By: Sam Harrington-Lowe - Updated: 28 Jun 2010 | comments*Discuss
Understanding Profit & Loss: Identifying Margins

The most important financial aspect of a business is profit. You could be turning over millions, but if your profit margins are low, it makes no difference if your turnover is ten thousand, or ten million. Equally, your loss margin works the same way. If you have a business that turns over a high sum, but you’re operating at a loss, no amount of money coming into the business is going to change the fact that you’re losing it!

It’s vital to know about your profit and loss to keep track of which parts of the business are more profitable, which parts cost the most money, and therefore how you can make changes to facilitate more profitable business.

What is Profit?

A business will have customers, and charge those customers money to provide products or services. Profit is basically the bit of money left over, once you have taken out all your outgoings and overheads including staff, premises, equipment, telephone, stationery etc. All businesses should operate a P&L (Profit and Loss) account so that it’s easy to see if the business is operating profitably or not, and keeping it up to date is good business practice. Inputting financial movements is a sound habit to cultivate and will help to ensure you know where your business is going.

How to Run a P&L Account

There are many software packages that can make this easy for you, but it’s also equally easy to do it using simple programs such as Excel spreadsheets. Your accountant will be able to help you identify your overheads (fixed costs) and expenditure, and of course you will easily be able to keep track of your invoicing i.e. the money coming in! Look also at other sources of income such as rent from tenants etc, and once this is in place, the best thing to do is to try and keep it fairly up to date.

Assets and Liabilities

Running a P&L account as described above is putting it in its simplest terms, but there are more aspects to consider, such as current or fixed assets and liabilities. These also all affect your P&L sheet as they identify areas where potential money could be made or lost.

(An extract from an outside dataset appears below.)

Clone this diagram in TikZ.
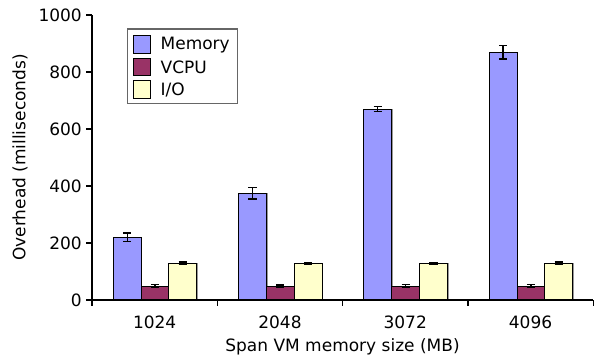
\documentclass[tikz,border=0pt]{standalone}
\usepackage{fontspec}
\setmainfont{DejaVu Sans}
\usetikzlibrary{positioning}

\definecolor{memcol}{HTML}{9999FF}
\definecolor{cpucol}{HTML}{993366}
\definecolor{iocol}{HTML}{FFFFCC}

% one bar with its error bar: left x, value, error, colour
\newcommand{\drawbar}[4]{%
  \fill[black!40] ({#1+1.2},60) rectangle ({#1+29},{60+#2*0.285});
  \draw[bar, fill=#4] (#1,60) rectangle ({#1+27.8},{60+#2*0.285});
  \draw[errbar] ({#1+13.9},{60+(#2-#3)*0.285}) -- ({#1+13.9},{60+(#2+#3)*0.285});
  \draw[errbar] ({#1+9.8},{60+(#2-#3)*0.285}) -- ({#1+18},{60+(#2-#3)*0.285});
  \draw[errbar] ({#1+9.8},{60+(#2+#3)*0.285}) -- ({#1+18},{60+(#2+#3)*0.285});
}

\begin{document}
\begin{tikzpicture}[x=1pt, y=1pt,
  bar/.style={draw=black, line width=1pt},
  errbar/.style={line width=1.3pt},
  axis/.style={line width=1.2pt},
  lbl/.style={font=\fontsize{17}{20}\selectfont, inner sep=0pt},
  swatch/.style={draw=black, line width=1pt, minimum width=17.5pt, minimum height=17.5pt, inner sep=0pt}]

\useasboundingbox (0,0) rectangle (597,360);

% bars
\foreach \mem/\memerr/\cpu/\cpuerr/\io/\ioerr/\size [count=\g from 0] in
  {220/15/49/5/129/4/1024, 374/20/49/4/129/3/2048,
   670/9/49/5/129/3/3072, 869/23/49/5/129/4/4096} {
  \pgfmathsetmacro{\gx}{92+125.3*\g}
  \drawbar{\gx+21.3}{\mem}{\memerr}{memcol}
  \drawbar{\gx+49.1}{\cpu}{\cpuerr}{cpucol}
  \drawbar{\gx+76.9}{\io}{\ioerr}{iocol}
  \node[lbl] (xtick\g) at ({\gx+62.65},38) {\size};
}

% axes
\draw[axis] (92,345) -- (92,60) -- (593,60);
\foreach \v [count=\i from 0] in {0,200,...,1000} {
  \draw[axis] (86,{60+\v*0.285}) -- (92,{60+\v*0.285});
  \node[lbl, anchor=east] (ytick\i) at (82,{60+\v*0.285}) {\v};
}
\foreach \g in {0,...,4}
  \draw[axis] ({92+125.3*\g},60) -- ({92+125.3*\g},54);

\node[lbl] (xlabel) at (342.5,13) {Span VM memory size (MB)};
\node[lbl, rotate=90] (ylabel) at (20,202.5) {Overhead (milliseconds)};

% legend
\draw[draw=black!60, line width=1.5pt, fill=white] (127.7,256.3) rectangle (237.7,331);
\node[swatch, fill=memcol] (memkey) at (141.9,315.3) {};
\node[swatch, fill=cpucol, below=4pt of memkey] (cpukey) {};
\node[swatch, fill=iocol, below=4pt of cpukey] (iokey) {};
\node[lbl, right=9.3pt of memkey] (memtext) {Memory};
\node[lbl, right=9.3pt of cpukey] (cputext) {VCPU};
\node[lbl, right=9.3pt of iokey] (iotext) {I/O};
\end{tikzpicture}
\end{document}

Assets fall into two, or possibly three categories. Fixed assets are things you own and keep, rather than selling to customers. In the events industry for example these could be props, but equally, as with all businesses, will include premises if you own them, furniture, vehicles etc. Current assets is basically potential revenue you can get your hands on quickly, such as unpaid invoices, cash in the till, stock, outstanding expenses etc. Finally there is such a thing as ‘intangible assets’ which covers slightly more nebulous assets such as goodwill – i.e. a great client list that could potentially bring in revenue – and revenue from things like copyrights or patents you might own.

Liabilities of course are exactly what they say they are. Liabilities can be bank loans, suppliers’ invoices or VAT bills. It’s all money pending going out.

Provision for Bad Debt

Look out for this one and always factor this in, rather than get caught on the hop. In your current assets you might have money that is due in to you from customers. Assuming you are confident they will pay you, there is no problem and they should be added to your current assets, but if you think there may be a problem extracting the money, or perhaps part of the money, you need to have another column ‘bad debt provision’.


Finally understand the relevance and importance of depreciation. For example, an item may have cost you £5,000 to purchase, but after a couple of years it won’t be worth so much. This is technically a loss as you are losing the money you spent on it and depreciation should be accounted for along with everything else.